## Set exercise
Examine the material below. Gather every line in which the string "that" appears.

(Plotting code records)
——
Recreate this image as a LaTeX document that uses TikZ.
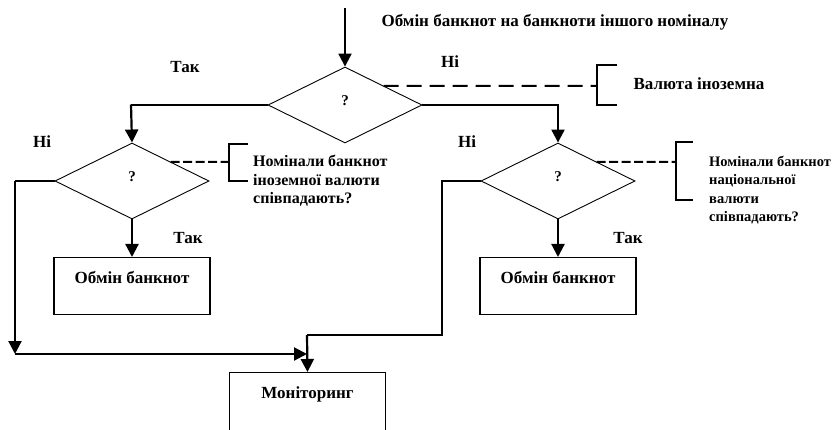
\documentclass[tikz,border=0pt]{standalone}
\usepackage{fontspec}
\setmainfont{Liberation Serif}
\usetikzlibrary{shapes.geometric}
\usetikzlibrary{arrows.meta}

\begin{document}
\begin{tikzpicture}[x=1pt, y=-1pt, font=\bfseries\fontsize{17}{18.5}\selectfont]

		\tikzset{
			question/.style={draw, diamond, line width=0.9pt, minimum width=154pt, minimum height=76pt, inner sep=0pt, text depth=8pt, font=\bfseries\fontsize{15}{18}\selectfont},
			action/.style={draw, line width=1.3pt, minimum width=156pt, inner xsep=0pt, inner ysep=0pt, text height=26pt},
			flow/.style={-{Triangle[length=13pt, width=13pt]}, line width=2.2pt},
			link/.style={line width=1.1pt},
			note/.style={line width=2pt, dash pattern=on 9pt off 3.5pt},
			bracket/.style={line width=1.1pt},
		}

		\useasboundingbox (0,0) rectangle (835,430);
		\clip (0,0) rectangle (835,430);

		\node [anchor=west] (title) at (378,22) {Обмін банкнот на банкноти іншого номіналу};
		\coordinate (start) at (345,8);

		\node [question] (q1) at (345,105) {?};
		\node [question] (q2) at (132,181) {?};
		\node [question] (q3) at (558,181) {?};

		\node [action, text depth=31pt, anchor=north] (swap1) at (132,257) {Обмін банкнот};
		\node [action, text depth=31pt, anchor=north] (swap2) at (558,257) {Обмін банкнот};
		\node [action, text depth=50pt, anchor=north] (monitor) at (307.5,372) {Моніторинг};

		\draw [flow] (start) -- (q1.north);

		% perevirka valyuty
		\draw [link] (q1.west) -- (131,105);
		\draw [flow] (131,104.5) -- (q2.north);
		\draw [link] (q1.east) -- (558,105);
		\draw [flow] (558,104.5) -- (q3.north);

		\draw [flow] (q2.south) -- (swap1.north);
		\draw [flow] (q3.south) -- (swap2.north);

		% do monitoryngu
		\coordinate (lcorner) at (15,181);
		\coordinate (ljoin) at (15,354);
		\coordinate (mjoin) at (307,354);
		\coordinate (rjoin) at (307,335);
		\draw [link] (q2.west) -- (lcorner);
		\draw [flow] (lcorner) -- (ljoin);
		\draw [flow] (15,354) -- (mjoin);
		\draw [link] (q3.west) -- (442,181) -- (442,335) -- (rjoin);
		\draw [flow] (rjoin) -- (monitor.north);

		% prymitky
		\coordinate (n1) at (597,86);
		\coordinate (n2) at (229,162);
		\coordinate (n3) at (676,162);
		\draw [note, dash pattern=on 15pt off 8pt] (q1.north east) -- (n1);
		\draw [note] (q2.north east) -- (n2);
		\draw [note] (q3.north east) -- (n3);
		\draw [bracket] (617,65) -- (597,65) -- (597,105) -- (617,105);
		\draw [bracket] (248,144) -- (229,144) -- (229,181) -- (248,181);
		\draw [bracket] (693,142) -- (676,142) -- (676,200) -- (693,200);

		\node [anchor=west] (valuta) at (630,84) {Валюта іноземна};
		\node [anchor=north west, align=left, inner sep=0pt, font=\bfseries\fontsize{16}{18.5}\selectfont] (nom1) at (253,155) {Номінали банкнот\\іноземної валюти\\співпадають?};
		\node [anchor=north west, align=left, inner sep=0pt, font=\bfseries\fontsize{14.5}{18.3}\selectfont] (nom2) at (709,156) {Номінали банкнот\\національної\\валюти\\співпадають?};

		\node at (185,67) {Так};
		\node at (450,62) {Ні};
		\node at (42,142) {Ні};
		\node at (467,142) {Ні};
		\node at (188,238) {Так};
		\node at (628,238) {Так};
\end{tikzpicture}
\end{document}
——
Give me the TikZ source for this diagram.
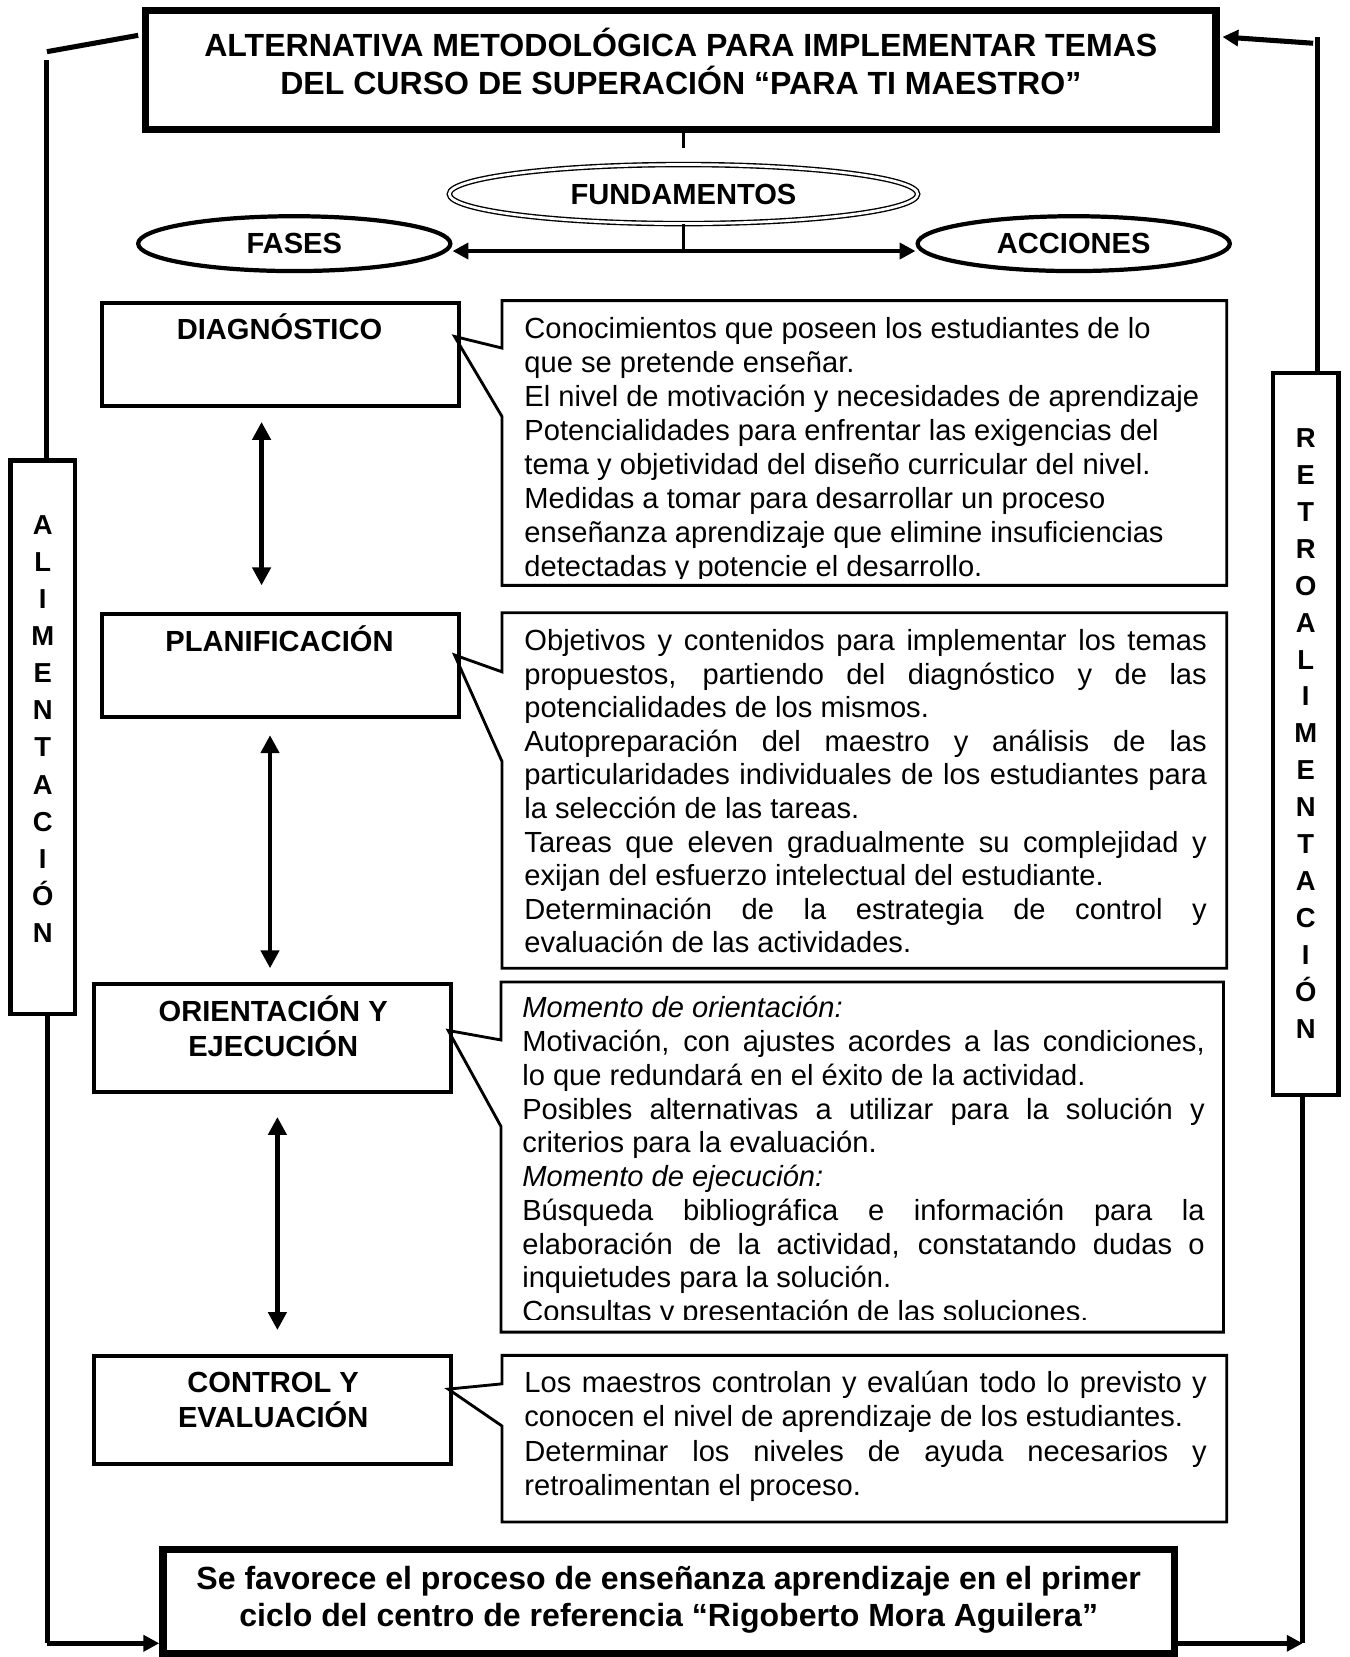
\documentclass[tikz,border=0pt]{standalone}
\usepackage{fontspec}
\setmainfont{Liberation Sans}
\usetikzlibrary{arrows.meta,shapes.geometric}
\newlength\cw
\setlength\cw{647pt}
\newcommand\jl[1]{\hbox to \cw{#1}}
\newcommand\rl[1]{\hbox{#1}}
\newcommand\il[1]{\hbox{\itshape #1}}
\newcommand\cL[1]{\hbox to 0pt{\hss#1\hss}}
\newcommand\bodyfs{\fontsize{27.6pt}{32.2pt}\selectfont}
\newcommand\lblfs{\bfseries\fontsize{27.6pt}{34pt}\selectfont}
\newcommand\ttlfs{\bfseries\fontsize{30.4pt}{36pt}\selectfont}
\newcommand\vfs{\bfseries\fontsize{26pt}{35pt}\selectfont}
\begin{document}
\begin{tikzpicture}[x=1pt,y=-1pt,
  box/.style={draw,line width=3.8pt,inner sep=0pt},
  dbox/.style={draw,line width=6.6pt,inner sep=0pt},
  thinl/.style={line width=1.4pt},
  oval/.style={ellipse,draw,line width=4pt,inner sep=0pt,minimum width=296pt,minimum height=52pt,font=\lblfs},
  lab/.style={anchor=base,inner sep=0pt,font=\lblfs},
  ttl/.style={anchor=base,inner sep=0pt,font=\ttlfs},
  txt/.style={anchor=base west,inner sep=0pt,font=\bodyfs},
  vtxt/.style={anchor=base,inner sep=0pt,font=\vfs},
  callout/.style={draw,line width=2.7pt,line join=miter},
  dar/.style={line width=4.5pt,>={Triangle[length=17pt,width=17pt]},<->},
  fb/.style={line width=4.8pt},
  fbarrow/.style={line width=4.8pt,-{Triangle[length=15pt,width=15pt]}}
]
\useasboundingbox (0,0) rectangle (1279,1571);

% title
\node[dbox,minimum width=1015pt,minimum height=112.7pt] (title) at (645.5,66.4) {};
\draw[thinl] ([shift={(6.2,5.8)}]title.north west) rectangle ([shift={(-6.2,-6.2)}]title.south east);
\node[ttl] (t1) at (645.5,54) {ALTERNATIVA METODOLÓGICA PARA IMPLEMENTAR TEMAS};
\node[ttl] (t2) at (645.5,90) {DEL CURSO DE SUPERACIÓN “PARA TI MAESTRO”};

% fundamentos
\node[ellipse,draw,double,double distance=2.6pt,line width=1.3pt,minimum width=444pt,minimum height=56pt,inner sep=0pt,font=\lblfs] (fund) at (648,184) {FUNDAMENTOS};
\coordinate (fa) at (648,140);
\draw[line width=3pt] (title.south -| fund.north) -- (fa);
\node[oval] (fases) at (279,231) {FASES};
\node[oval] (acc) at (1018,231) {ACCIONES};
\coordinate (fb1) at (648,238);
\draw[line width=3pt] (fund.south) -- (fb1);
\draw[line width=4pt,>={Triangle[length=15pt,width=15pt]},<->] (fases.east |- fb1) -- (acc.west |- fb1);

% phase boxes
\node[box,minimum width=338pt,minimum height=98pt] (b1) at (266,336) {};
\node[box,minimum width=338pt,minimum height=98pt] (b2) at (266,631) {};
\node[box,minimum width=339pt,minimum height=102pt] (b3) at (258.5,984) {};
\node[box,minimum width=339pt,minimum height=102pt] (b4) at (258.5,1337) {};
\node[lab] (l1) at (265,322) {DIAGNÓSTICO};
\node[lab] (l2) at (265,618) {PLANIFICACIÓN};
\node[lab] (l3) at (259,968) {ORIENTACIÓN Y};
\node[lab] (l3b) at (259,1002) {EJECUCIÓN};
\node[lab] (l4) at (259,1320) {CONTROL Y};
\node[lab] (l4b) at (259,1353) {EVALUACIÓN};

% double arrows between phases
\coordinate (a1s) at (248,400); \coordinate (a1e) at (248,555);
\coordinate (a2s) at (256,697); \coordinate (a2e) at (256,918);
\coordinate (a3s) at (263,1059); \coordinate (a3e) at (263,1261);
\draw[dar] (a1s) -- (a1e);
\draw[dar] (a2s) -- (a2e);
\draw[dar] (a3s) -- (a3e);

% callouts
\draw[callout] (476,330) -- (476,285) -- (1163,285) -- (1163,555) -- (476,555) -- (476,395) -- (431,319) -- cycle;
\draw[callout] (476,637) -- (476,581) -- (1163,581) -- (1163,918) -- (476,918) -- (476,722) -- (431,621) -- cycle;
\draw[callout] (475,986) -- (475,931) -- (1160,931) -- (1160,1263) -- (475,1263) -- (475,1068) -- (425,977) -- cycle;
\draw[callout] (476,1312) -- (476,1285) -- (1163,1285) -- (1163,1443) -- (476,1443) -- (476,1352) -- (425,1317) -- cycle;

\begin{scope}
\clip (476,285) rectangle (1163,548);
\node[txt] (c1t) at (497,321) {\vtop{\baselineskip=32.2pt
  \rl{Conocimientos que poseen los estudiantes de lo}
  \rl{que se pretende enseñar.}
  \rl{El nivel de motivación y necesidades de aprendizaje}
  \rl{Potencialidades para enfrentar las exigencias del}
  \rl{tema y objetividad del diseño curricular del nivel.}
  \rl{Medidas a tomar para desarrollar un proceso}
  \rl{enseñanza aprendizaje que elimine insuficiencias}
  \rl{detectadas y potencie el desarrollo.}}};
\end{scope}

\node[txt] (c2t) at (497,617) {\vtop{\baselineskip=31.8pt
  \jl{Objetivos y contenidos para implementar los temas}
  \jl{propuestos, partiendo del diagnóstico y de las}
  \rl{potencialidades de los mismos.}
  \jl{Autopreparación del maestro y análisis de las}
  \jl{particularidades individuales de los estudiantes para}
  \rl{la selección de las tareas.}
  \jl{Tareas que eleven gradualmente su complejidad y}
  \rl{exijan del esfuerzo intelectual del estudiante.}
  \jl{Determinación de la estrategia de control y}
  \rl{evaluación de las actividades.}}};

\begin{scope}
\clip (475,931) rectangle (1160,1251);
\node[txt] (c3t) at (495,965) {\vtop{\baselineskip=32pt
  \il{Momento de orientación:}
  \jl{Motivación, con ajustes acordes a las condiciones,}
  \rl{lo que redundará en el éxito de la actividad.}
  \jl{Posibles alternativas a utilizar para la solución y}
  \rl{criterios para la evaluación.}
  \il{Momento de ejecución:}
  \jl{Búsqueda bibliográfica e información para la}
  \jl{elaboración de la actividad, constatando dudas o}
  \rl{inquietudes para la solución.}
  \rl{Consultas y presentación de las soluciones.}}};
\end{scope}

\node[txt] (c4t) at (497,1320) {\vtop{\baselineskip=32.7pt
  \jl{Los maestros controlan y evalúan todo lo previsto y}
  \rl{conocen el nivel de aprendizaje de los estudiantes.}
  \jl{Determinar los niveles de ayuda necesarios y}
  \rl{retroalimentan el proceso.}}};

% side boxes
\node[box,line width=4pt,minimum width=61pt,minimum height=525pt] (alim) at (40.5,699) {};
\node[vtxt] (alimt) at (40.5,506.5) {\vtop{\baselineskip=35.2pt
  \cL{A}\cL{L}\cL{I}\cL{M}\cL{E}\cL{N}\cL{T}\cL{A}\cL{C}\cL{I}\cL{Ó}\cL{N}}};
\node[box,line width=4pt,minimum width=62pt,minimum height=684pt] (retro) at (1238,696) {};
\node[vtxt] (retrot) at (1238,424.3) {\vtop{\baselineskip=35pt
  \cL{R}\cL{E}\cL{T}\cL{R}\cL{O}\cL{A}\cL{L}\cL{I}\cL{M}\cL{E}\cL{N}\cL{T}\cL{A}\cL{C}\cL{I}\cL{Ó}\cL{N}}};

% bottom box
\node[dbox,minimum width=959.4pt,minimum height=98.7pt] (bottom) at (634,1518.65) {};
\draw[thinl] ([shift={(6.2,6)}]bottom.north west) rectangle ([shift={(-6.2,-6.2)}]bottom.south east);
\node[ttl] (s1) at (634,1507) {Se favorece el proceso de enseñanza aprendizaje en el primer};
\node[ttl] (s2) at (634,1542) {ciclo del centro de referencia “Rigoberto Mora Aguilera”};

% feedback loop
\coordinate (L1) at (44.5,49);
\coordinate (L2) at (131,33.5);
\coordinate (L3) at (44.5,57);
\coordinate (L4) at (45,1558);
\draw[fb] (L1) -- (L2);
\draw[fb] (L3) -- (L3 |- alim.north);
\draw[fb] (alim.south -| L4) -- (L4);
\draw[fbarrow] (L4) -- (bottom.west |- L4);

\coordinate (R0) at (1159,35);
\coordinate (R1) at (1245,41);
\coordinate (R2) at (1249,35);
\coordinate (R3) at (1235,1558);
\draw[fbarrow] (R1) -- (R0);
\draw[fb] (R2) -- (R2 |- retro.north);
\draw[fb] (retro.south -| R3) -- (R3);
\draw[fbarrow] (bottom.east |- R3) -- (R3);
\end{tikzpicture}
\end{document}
——
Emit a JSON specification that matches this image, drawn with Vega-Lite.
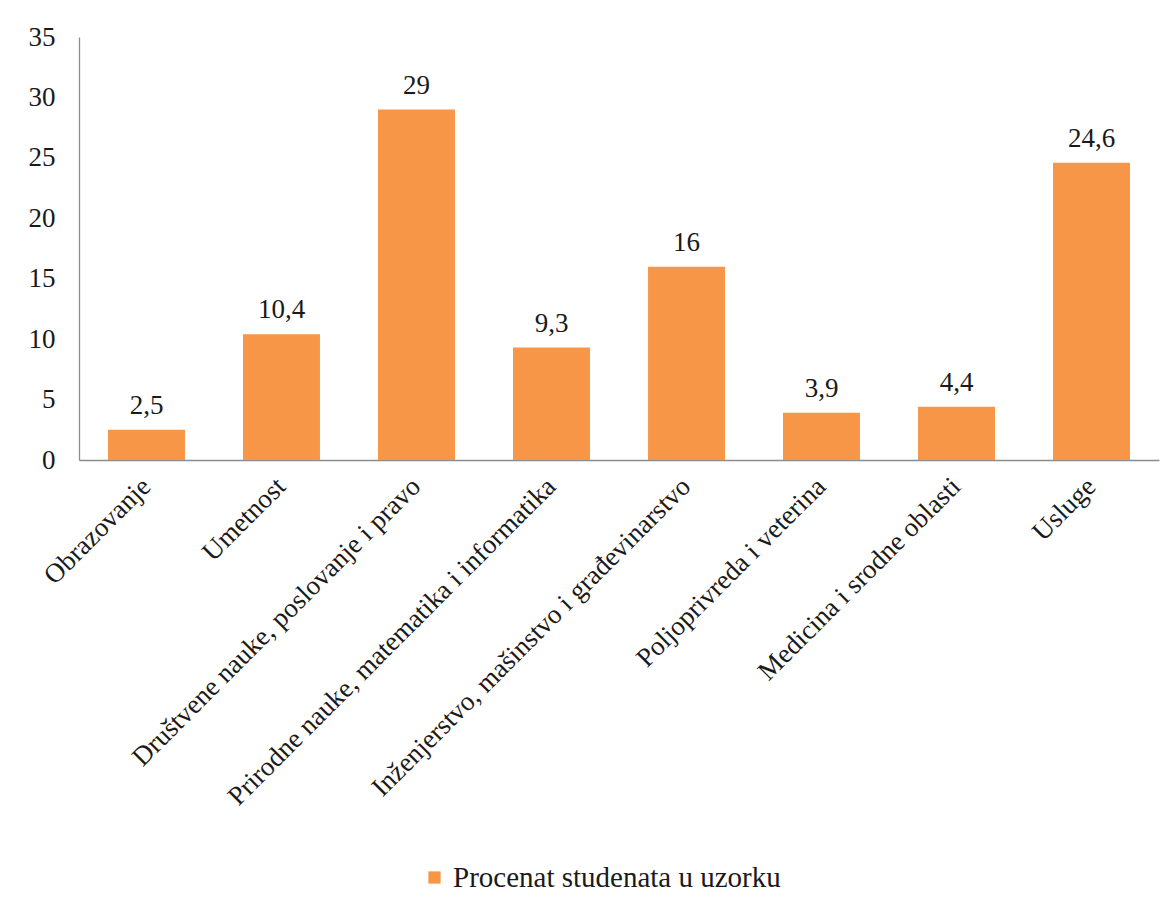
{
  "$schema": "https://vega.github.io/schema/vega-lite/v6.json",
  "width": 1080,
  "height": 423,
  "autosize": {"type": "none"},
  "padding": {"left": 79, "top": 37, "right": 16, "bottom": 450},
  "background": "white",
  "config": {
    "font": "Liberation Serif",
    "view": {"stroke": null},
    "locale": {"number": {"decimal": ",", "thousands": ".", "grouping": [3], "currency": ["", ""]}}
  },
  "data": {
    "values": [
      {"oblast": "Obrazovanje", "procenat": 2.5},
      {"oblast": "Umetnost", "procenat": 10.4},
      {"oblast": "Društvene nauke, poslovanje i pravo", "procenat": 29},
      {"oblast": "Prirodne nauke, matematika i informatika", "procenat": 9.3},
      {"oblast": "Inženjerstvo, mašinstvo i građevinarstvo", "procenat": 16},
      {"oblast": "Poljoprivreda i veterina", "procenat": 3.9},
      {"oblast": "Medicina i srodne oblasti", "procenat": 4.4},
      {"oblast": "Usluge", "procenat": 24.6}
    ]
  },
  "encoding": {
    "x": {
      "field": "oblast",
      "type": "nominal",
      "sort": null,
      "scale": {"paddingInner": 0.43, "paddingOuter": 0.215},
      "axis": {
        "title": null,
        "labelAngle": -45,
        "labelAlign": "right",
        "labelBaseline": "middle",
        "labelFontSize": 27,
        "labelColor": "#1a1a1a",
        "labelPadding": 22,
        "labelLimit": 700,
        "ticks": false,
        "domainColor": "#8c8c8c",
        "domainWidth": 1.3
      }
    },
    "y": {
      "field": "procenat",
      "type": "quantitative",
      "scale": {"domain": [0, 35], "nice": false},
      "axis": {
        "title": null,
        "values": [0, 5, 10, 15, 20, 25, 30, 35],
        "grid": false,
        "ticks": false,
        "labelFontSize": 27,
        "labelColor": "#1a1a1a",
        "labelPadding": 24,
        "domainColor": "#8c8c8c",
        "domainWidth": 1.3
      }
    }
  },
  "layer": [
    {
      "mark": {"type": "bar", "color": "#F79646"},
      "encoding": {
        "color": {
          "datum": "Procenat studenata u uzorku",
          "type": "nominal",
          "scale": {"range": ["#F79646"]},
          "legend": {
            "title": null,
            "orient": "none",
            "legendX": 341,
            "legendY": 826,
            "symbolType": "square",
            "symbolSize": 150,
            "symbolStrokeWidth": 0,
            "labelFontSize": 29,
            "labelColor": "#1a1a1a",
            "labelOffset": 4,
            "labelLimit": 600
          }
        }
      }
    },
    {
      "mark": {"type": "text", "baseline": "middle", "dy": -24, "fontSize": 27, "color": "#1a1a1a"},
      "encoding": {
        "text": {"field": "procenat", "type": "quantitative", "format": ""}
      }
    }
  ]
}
——
## Correct response
Recreate this image as a LaTeX document that uses TikZ.
Emit a JSON specification that matches this image, drawn with Vega-Lite.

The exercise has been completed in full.